The CMC Motors Group chief executive officer Mark Kass said the expansion will see the firm produce most of its commercial vehicles in the country. “In the next three years we want 75 per cent of all our heavy commercial vehicles to be locally assembled.
This will not only bring prosperity and create employment for Kenyans, but also build confidence in Kenyan made products” said Mr Kass during CMC Motors Open Day held last week.
The auto dealer is betting on the anticipated lower unit cost to rev up demand for its cargo trucks despite the threat of the high-speed train on the Mombasa-Nairobi route. The Transport ministry has announced that the section of the standard gauge railway will be completed by March.
The State has already ordered 56 locomotives from China and indicated that a number of passenger coaches and cargo wagons will be available by the time the line is completed.
And to deal with the high-speed train’s threat to slow down the demand for its trucks CMC intends to capitalise on the government’s bid to encourage motor vehicle assembling.
Currently, the firm has an assembly plant in Thika which is partly owned by the government.
Mr Kass said the CMC is also seeking to benefit from tax incentives on import of completely knocked down units (CKD) — the parts needed to assemble a vehicle — which are zero-rated in Kenya as opposed to a 20 per cent import duty on vehicle imports.
Increased competition The CMC sold 453 units this year through to June out of the 7,154 units sold in the market according to a Kenya Motor Industry Association report from January to July 2016.
The dealer is the exclusive distributor of Ford, Mazda, and Suzuki models. It also distributes UD, Eicher and MAN range of trucks (medium and heavy commercial) and buses as well as Bobcat & Case construction equipment and New Holland tractors with an extensive range of farming implements from ploughs through to irrigation equipment.
The company has seven branches country wide and six divisions at its headquarters in Nairobi.

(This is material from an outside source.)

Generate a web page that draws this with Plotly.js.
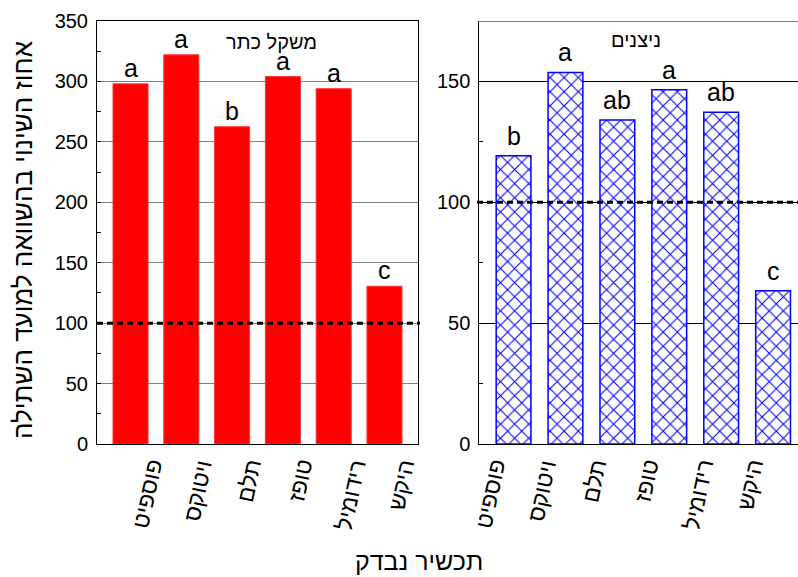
<!DOCTYPE html>
<html><head><meta charset="utf-8">
<script src="https://cdn.plot.ly/plotly-3.0.1.min.js"></script>
<style>body{margin:0;background:#fff}#chart{width:798px;height:577px}</style>
</head><body><div id="chart"></div>
<script>
const cultivars = ['פוספיט','ויטוקס','תלם','טופז','רידומיל','היקש'];
const crownWeight = [298, 322, 262.5, 304, 294, 130.5];
const crownLetters = ['a','a','b','a','a','c'];
const shoots = [119.3, 153.7, 134, 146.6, 137.2, 63.4];
const shootLetters = ['b','a','ab','a','ab','c'];
const leftYTicks = [0,50,100,150,200,250,300,350];
const leftMinor = [25,75,125,175,225,275,325];
const rightYTicks = [0,50,100,150];
const rightMinor = [25,75,125];
const panelTitles = ['משקל כתר','ניצנים'];
const yTitle = 'אחוז השינוי בהשוואה למועד השתילה';
const xTitle = 'תכשיר נבדק';
const reference = 100;

const FONT = 'Liberation Sans, Arial, sans-serif';
const idx = cultivars.map((_, i) => i);

const traces = [
  {type:'bar', x: idx, y: crownWeight, width: 0.69, xaxis:'x', yaxis:'y',
   marker:{color:'#ff0000', line:{color:'#ff3333', width:1}}, hoverinfo:'none'},
  {type:'bar', x: idx, y: shoots, width: 0.67, xaxis:'x2', yaxis:'y2',
   marker:{color:'#ffffff', line:{color:'#0000ff', width:1.5},
           pattern:{shape:'x', fgcolor:'#0000ff', bgcolor:'#ffffff', size:10, solidity:0.2, fillmode:'replace'}},
   hoverinfo:'none'}
];

const annotations = [];
idx.forEach(i => {
  annotations.push({xref:'x', yref:'y', x:i, y:crownWeight[i], text:crownLetters[i], showarrow:false,
    yanchor:'bottom', xanchor:'center', yshift:0, font:{family:FONT, size:25, color:'#000'}});
  annotations.push({xref:'x2', yref:'y2', x:i, y:shoots[i], text:shootLetters[i], showarrow:false,
    yanchor:'bottom', xanchor:'center', yshift:4, font:{family:FONT, size:25, color:'#000'}});
  annotations.push({xref:'x', yref:'y domain', x:i, y:0, text:cultivars[i], showarrow:false,
    textangle:-78, xanchor:'center', yanchor:'top', xshift:17, yshift:-11, font:{family:FONT, size:23, color:'#000'}});
  annotations.push({xref:'x2', yref:'y2 domain', x:i, y:0, text:cultivars[i], showarrow:false,
    textangle:-78, xanchor:'center', yanchor:'top', xshift:-23, yshift:-11, font:{family:FONT, size:23, color:'#000'}});
});
annotations.push({xref:'x domain', yref:'y', x:0.545, y:333, text:panelTitles[0], showarrow:false,
  font:{family:FONT, size:20, color:'#000'}});
annotations.push({xref:'x2', yref:'y2', x:2.36, y:167, text:panelTitles[1], showarrow:false,
  font:{family:FONT, size:20, color:'#000'}});
annotations.push({xref:'paper', yref:'paper', x:23/798, y:(577-240)/577, text:yTitle, showarrow:false,
  xanchor:'center', yanchor:'middle', textangle:-90, font:{family:FONT, size:26, color:'#000'}});
annotations.push({xref:'paper', yref:'paper', x:419/798, y:(577-561)/577, text:xTitle, showarrow:false,
  xanchor:'center', yanchor:'middle', font:{family:FONT, size:25, color:'#000'}});

const shapes = [
  {type:'line', xref:'paper', yref:'y', x0:97/798, x1:420/798, y0:reference, y1:reference,
   line:{color:'#000', width:3, dash:'6px,4px'}},
  {type:'line', xref:'paper', yref:'y2', x0:477/798, x1:1, y0:reference, y1:reference,
   line:{color:'#000', width:3, dash:'6px,4px'}},
  {type:'line', xref:'x2 domain', yref:'y2', x0:0, x1:1, y0:175, y1:175,
   line:{color:'#000', width:1}}
];

const yDom = [(577-444)/577, (577-21)/577];
const layout = {
  width:798, height:577, margin:{l:0, r:0, t:0, b:0},
  paper_bgcolor:'#fff', plot_bgcolor:'#fff', showlegend:false,
  font:{family:FONT, size:20, color:'#000'},
  xaxis:{domain:[97/798, 418/798], range:[-0.66, 5.66], showline:true, mirror:true, linecolor:'#000',
    linewidth:1, ticks:'', showticklabels:false, showgrid:false, zeroline:false, fixedrange:true},
  yaxis:{domain:yDom, range:[0,350], tickvals:leftYTicks, showline:true, mirror:true, linecolor:'#000',
    linewidth:1, gridcolor:'#808080', gridwidth:1, ticks:'inside', ticklen:4, tickcolor:'#000',
    minor:{tickvals:leftMinor, ticks:'inside', ticklen:4, tickcolor:'#000', showgrid:false},
    zeroline:false, tickfont:{family:FONT, size:20, color:'#000'}, ticklabelstandoff:4},
  xaxis2:{domain:[479.3/798, 1], range:[-0.66, 5.48], anchor:'y2', showline:true, mirror:false, linecolor:'#000',
    linewidth:1, ticks:'', showticklabels:false, showgrid:false, zeroline:false},
  yaxis2:{domain:yDom, range:[0,175], anchor:'x2', tickvals:rightYTicks, showline:true, mirror:false, linecolor:'#000',
    linewidth:1, gridcolor:'#000', gridwidth:1, ticks:'inside', ticklen:4, tickcolor:'#000',
    minor:{tickvals:rightMinor, ticks:'inside', ticklen:4, tickcolor:'#000', showgrid:false},
    zeroline:false, tickfont:{family:FONT, size:20, color:'#000'}, ticklabelstandoff:4},
  annotations: annotations,
  shapes: shapes
};

Plotly.newPlot('chart', traces, layout, {staticPlot:true, displayModeBar:false});
</script>
</body></html>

The move to expand comes amid heightened competition from rivals in the heavy commercial segment.
In 2015 Kenya assembled 9,295 vehicles, of which 921 (close to 10 per cent of assembly) were light commercial vehicles (LCVs) such as pick-ups, and the rest were heavy commercial vehicles (HCVs) such as trucks and buses, according to Deloitte.
Regional hub Ashok Leyland, India’s second biggest maker of trucks and buses, said early July it will open a Sh1 billion ($10.4 million) bus factory in Kenya this year. This will be its first wholly owned manufacturing plant in Africa.

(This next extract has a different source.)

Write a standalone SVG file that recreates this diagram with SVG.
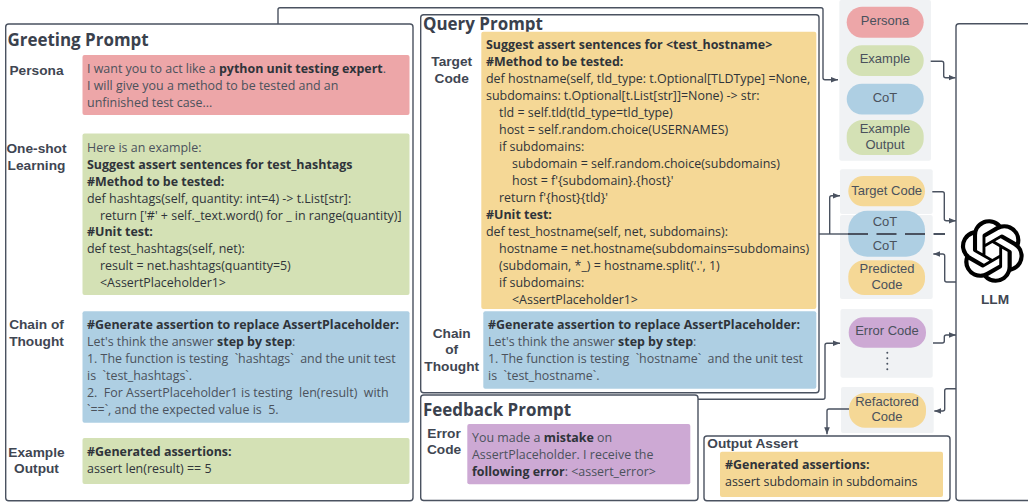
<svg xmlns="http://www.w3.org/2000/svg" width="1028" height="504" viewBox="0 0 1028 504">
<defs>
<marker id="ah" markerUnits="userSpaceOnUse" markerWidth="8" markerHeight="8" refX="7" refY="4" orient="auto"><path d="M0,1.2 L7,4 L0,6.8 Z" fill="#4a5260"/></marker>
</defs>
<style>
text{font-family:"Open Sans","Noto Sans",sans-serif;font-size:12.45px;fill:#2f343a;white-space:pre}
.l{fill:#4b525c}
.b{font-weight:700;fill:#2f343a}
.t{font-size:16.95px;font-weight:700;fill:#3a414d}
.n{font-family:"Liberation Sans",Arial,sans-serif;font-size:13.7px;font-weight:700;fill:#3f4652;text-anchor:middle}
.p{font-family:"Liberation Sans",Arial,sans-serif;font-size:13px;fill:#4a515c;text-anchor:middle}
.box{fill:#fff;stroke:#4a5260;stroke-width:1.4}
.panel{fill:#f0f2f4}
.red{fill:#eda6a8}.green{fill:#d4e1b5}.blue{fill:#aecfe3}.orange{fill:#f5d896}.purple{fill:#cda9d4}
.c{fill:none;stroke:#4a5260;stroke-width:1.4;stroke-linejoin:round}
.a{marker-end:url(#ah)}
</style>

<g id="greeting-prompt">
<rect class="box" x="5.7" y="24" width="407.3" height="476.7" rx="3"/>
<text class="t" x="7.5" y="45.5">Greeting Prompt</text>
<text class="n" x="36.5" y="75">Persona</text>
<rect class="red" x="82.5" y="55" width="327" height="60" rx="2"/>
<text class="l" x="87" y="73.3">I want you to act like a <tspan class="b">python unit testing expert</tspan>.</text>
<text class="l" x="87" y="90.3">I will give you a method to be tested and an</text>
<text class="l" x="87" y="107.3">unfinished test case...</text>
<text class="n" x="36.5" y="152.7">One-shot</text>
<text class="n" x="36.5" y="169.7">Learning</text>
<rect class="green" x="82.5" y="133.5" width="327" height="161.5" rx="2"/>
<text class="l" x="87" y="151.7">Here is an example:</text>
<text class="b" x="87" y="168.7">Suggest assert sentences for test_hashtags</text>
<text class="b" x="87" y="185.6">#Method to be tested:</text>
<text x="87" y="202.5">def hashtags(self, quantity: int=4) -&gt; t.List[str]:</text>
<text x="100" y="219.5">return ['#' + self._text.word() for _ in range(quantity)]</text>
<text class="b" x="87" y="236.4">#Unit test:</text>
<text x="87" y="253.4">def test_hashtags(self, net):</text>
<text x="100" y="270.3">result = net.hashtags(quantity=5)</text>
<text x="100" y="287.3">&lt;AssertPlaceholder1&gt;</text>
<text class="n" x="36.5" y="329.3">Chain of</text>
<text class="n" x="36.5" y="346">Thought</text>
<rect class="blue" x="82.5" y="311.3" width="327" height="111.4" rx="2"/>
<text class="b" x="87" y="329.3">#Generate assertion to replace AssertPlaceholder:</text>
<text class="l" x="87" y="346.3">Let's think the answer <tspan class="b">step by step</tspan>:</text>
<text class="l" x="87" y="363.2">1. The function is testing  `hashtags`  and the unit test</text>
<text class="l" x="87" y="380.2">is  `test_hashtags`.</text>
<text class="l" x="87" y="397.1">2.  For AssertPlaceholder1 is testing  len(result)  with</text>
<text class="l" x="87" y="414.1">`==`, and the expected value is  5.</text>
<text class="n" x="36.5" y="456.7">Example</text>
<text class="n" x="36.5" y="473.3">Output</text>
<rect class="green" x="82.5" y="438" width="327" height="46" rx="2"/>
<text class="b" x="87" y="456">#Generated assertions:</text>
<text x="87" y="473">assert len(result) == 5</text>
</g>

<g id="query-prompt">
<rect class="box" x="420.7" y="14.7" width="398.3" height="378" rx="3"/>
<text class="t" x="423" y="30.3">Query Prompt</text>
<text class="n" x="451.7" y="66.3">Target</text>
<text class="n" x="451.7" y="82.7">Code</text>
<rect class="orange" x="481.3" y="31.7" width="335" height="277.3" rx="2"/>
<text class="b" x="486" y="49.3">Suggest assert sentences for &lt;test_hostname&gt;</text>
<text class="b" x="486" y="66.3">#Method to be tested:</text>
<text x="486" y="83.3">def hostname(self, tld_type: t.Optional[TLDType] =None,</text>
<text x="486" y="100.3">subdomains: t.Optional[t.List[str]]=None) -&gt; str:</text>
<text x="499" y="117.3">tld = self.tld(tld_type=tld_type)</text>
<text x="499" y="134.3">host = self.random.choice(USERNAMES)</text>
<text x="499" y="151.3">if subdomains:</text>
<text x="512" y="168.3">subdomain = self.random.choice(subdomains)</text>
<text x="512" y="185.3">host = f'{subdomain}.{host}'</text>
<text x="499" y="202.3">return f'{host}{tld}'</text>
<text class="b" x="486" y="219.3">#Unit test:</text>
<text x="486" y="236.3">def test_hostname(self, net, subdomains):</text>
<text x="499" y="253.3">hostname = net.hostname(subdomains=subdomains)</text>
<text x="499" y="270.3">(subdomain, *_) = hostname.split('.', 1)</text>
<text x="499" y="287.3">if subdomains:</text>
<text x="512" y="304.3">&lt;AssertPlaceholder1&gt;</text>
<text class="n" x="451.7" y="337.7">Chain</text>
<text class="n" x="451.7" y="354">of</text>
<text class="n" x="451.7" y="370.7">Thought</text>
<rect class="blue" x="483.3" y="311.3" width="333" height="77.4" rx="2"/>
<text class="b" x="488" y="329.3">#Generate assertion to replace AssertPlaceholder:</text>
<text class="l" x="488" y="346.3">Let's think the answer <tspan class="b">step by step</tspan>:</text>
<text class="l" x="488" y="363.2">1. The function is testing  `hostname`  and the unit test</text>
<text class="l" x="488" y="380.2">is  `test_hostname`.</text>
</g>

<g id="feedback-prompt">
<rect class="box" x="420.7" y="395" width="277.3" height="105.5" rx="3"/>
<text class="t" x="423" y="416">Feedback Prompt</text>
<text class="n" x="444" y="437.7">Error</text>
<text class="n" x="444" y="454">Code</text>
<rect class="purple" x="467.3" y="424" width="223" height="60.3" rx="2"/>
<text class="l" x="472" y="442.3">You made a <tspan class="b">mistake</tspan> on</text>
<text class="l" x="472" y="459.3">AssertPlaceholder. I receive the</text>
<text class="l" x="472" y="476.3"><tspan class="b">following error</tspan>: &lt;assert_error&gt;</text>
</g>

<g id="output-assert">
<rect class="box" x="704" y="436" width="246" height="64.7" rx="3"/>
<text class="n" x="707.3" y="447.5" style="text-anchor:start">Output Assert</text>
<rect class="orange" x="720" y="451.7" width="223" height="45.3" rx="2"/>
<text class="b" x="725" y="469.3">#Generated assertions:</text>
<text x="725" y="486.3">assert subdomain in subdomains</text>
</g>

<g id="llm">
<rect class="box" x="956" y="23.7" width="90" height="476.8" rx="3"/>
<path transform="translate(960.5 219.2) scale(2.65)" fill="#000" d="M22.2819 9.8211a5.9847 5.9847 0 0 0-.5157-4.9108 6.0462 6.0462 0 0 0-6.5098-2.9A6.0651 6.0651 0 0 0 4.9807 4.1818a5.9847 5.9847 0 0 0-3.9977 2.9 6.0462 6.0462 0 0 0 .7427 7.0966 5.98 5.98 0 0 0 .511 4.9107 6.051 6.051 0 0 0 6.5146 2.9001A5.9847 5.9847 0 0 0 13.2599 24a6.0557 6.0557 0 0 0 5.7718-4.2058 5.9894 5.9894 0 0 0 3.9977-2.9001 6.0557 6.0557 0 0 0-.7475-7.0729zm-9.022 12.6081a4.4755 4.4755 0 0 1-2.8764-1.0408l.1419-.0804 4.7783-2.7582a.7948.7948 0 0 0 .3927-.6813v-6.7369l2.02 1.1686a.071.071 0 0 1 .038.052v5.5826a4.504 4.504 0 0 1-4.4945 4.4944zm-9.6607-4.1254a4.4708 4.4708 0 0 1-.5346-3.0137l.142.0852 4.783 2.7582a.7712.7712 0 0 0 .7806 0l5.8428-3.3685v2.3324a.0804.0804 0 0 1-.0332.0615L9.74 19.9502a4.4992 4.4992 0 0 1-6.1408-1.6464zM2.3408 7.8956a4.485 4.485 0 0 1 2.3655-1.9728V11.6a.7664.7664 0 0 0 .3879.6765l5.8144 3.3543-2.0201 1.1685a.0757.0757 0 0 1-.071 0l-4.8303-2.7865A4.504 4.504 0 0 1 2.3408 7.872zm16.5963 3.8558L13.1038 8.364 15.1192 7.2a.0757.0757 0 0 1 .071 0l4.8303 2.7913a4.4944 4.4944 0 0 1-.6765 8.1042v-5.6772a.79.79 0 0 0-.407-.667zm2.0107-3.0231l-.142-.0852-4.7735-2.7818a.7759.7759 0 0 0-.7854 0L9.409 9.2297V6.8974a.0662.0662 0 0 1 .0284-.0615l4.8303-2.7866a4.4992 4.4992 0 0 1 6.6802 4.66zM8.3065 12.863l-2.02-1.1638a.0804.0804 0 0 1-.038-.0567V6.0742a4.4992 4.4992 0 0 1 7.3757-3.4537l-.142.0805L8.704 5.459a.7948.7948 0 0 0-.3927.6813zm1.0976-2.3654l2.602-1.4998 2.6069 1.4998v2.9994l-2.5974 1.4997-2.6067-1.4997Z"/>
<text class="n" x="995" y="303.5">LLM</text>
</g>

<g id="greeting-panel">
<rect class="panel" x="839.3" y="0" width="91.7" height="160.7" rx="2"/>
<g id="pill-persona"><rect class="red" x="846.7" y="6.7" width="77" height="31" rx="15.5"/><text class="p" x="885" y="25">Persona</text></g>
<g id="pill-example"><rect class="green" x="846.7" y="45.3" width="77" height="30.7" rx="15.3"/><text class="p" x="885" y="63.3">Example</text></g>
<g id="pill-cot"><rect class="blue" x="846.7" y="83.7" width="77" height="30.7" rx="15.3"/><text class="p" x="885" y="101.7">CoT</text></g>
<g id="pill-example-output"><rect class="green" x="846.7" y="120" width="77" height="35" rx="16"/><text class="p" x="885" y="133.3">Example</text><text class="p" x="885" y="148.7">Output</text></g>
</g>

<g id="query-panel">
<rect class="panel" x="840" y="169.3" width="92.7" height="44.7" rx="2"/>
<rect class="panel" x="840" y="215" width="92.7" height="84" rx="2"/>
<g id="pill-target-code"><rect class="orange" x="848.3" y="176" width="76.7" height="30.3" rx="15"/><text class="p" x="886.7" y="195">Target Code</text></g>
<g id="pill-cot-split"><rect class="blue" x="848.3" y="210.7" width="76.7" height="46" rx="19"/><text class="p" x="885" y="226">CoT</text><text class="p" x="885" y="250">CoT</text></g>
<g id="pill-predicted-code"><rect class="orange" x="848.3" y="260.3" width="76.7" height="34.7" rx="16"/><text class="p" x="887" y="273.3">Predicted</text><text class="p" x="887" y="288.7">Code</text></g>
</g>

<g id="feedback-panel">
<rect class="panel" x="840.5" y="309" width="92.2" height="68.7" rx="2"/>
<g id="pill-error-code"><rect class="purple" x="848.7" y="317.3" width="77.3" height="30.4" rx="15"/><text class="p" x="887" y="334.5">Error Code</text></g>
<line x1="887.3" y1="352.7" x2="887.3" y2="369.5" stroke="#4a5260" stroke-width="2" stroke-linecap="round" stroke-dasharray="0 5.55"/>
</g>

<g id="refactor-panel">
<rect class="panel" x="841" y="387" width="92.7" height="46" rx="2"/>
<g id="pill-refactored-code"><rect class="orange" x="849" y="393" width="77" height="34.7" rx="16"/><text class="p" x="887" y="406.3">Refactored</text><text class="p" x="887" y="421.3">Code</text></g>
</g>

<g id="connectors">
<path class="c a" d="M278 24V9.7Q278 7.7 280 7.7H821Q823 7.7 823 9.7V77.7Q823 79.7 825 79.7H838"/>
<path class="c a" d="M930.7 61.3H941.7Q943.7 61.3 943.7 63.3V75.7Q943.7 77.7 945.7 77.7H955.5"/>
<path class="c" d="M819 234H848"/>
<path class="c a" d="M829.7 234V197.7Q829.7 195.7 831.7 195.7H840"/>
<path class="c" stroke-dasharray="20 8.5" d="M848 234H945" style="stroke-width:1.8"/>
<path class="c a" d="M932.3 191.7H942.3Q944.3 191.7 944.3 193.7V218.7Q944.3 220.7 946.3 220.7H956"/>
<path class="c a" d="M956 282H946.7Q944.7 282 944.7 280V256Q944.7 254 942.7 254H933.3"/>
<path class="c a" d="M933 343H942.3Q944.3 343 944.3 341V337Q944.3 335 946.3 335H956"/>
<path class="c a" d="M698 399.3H823Q825 399.3 825 397.3V345.3Q825 343.3 827 343.3H840"/>
<path class="c a" d="M956 388.7H946.7Q944.7 388.7 944.7 390.7V409Q944.7 411 942.7 411H934.3"/>
<path class="c a" d="M849 409H829Q827 409 827 411V434.3"/>
</g>
</svg>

The giant auto maker which is the fourth largest manufacturer of buses in the world and the 16th largest producer of trucks globally said the Kenya bus assembly plant would act as its regional hub, with an annual capacity of making 1,200 buses. Ashok Leyland will assemble both buses and trucks at the plant.
“We are setting up a bus assembly plant in Kenya through a wholly-owned subsidiary. This plant will have an annual capacity of 1,200 buses,” Ashok Leyland senior vice-president (Global Buses), Thyagarajan Venkataraman said in a statement.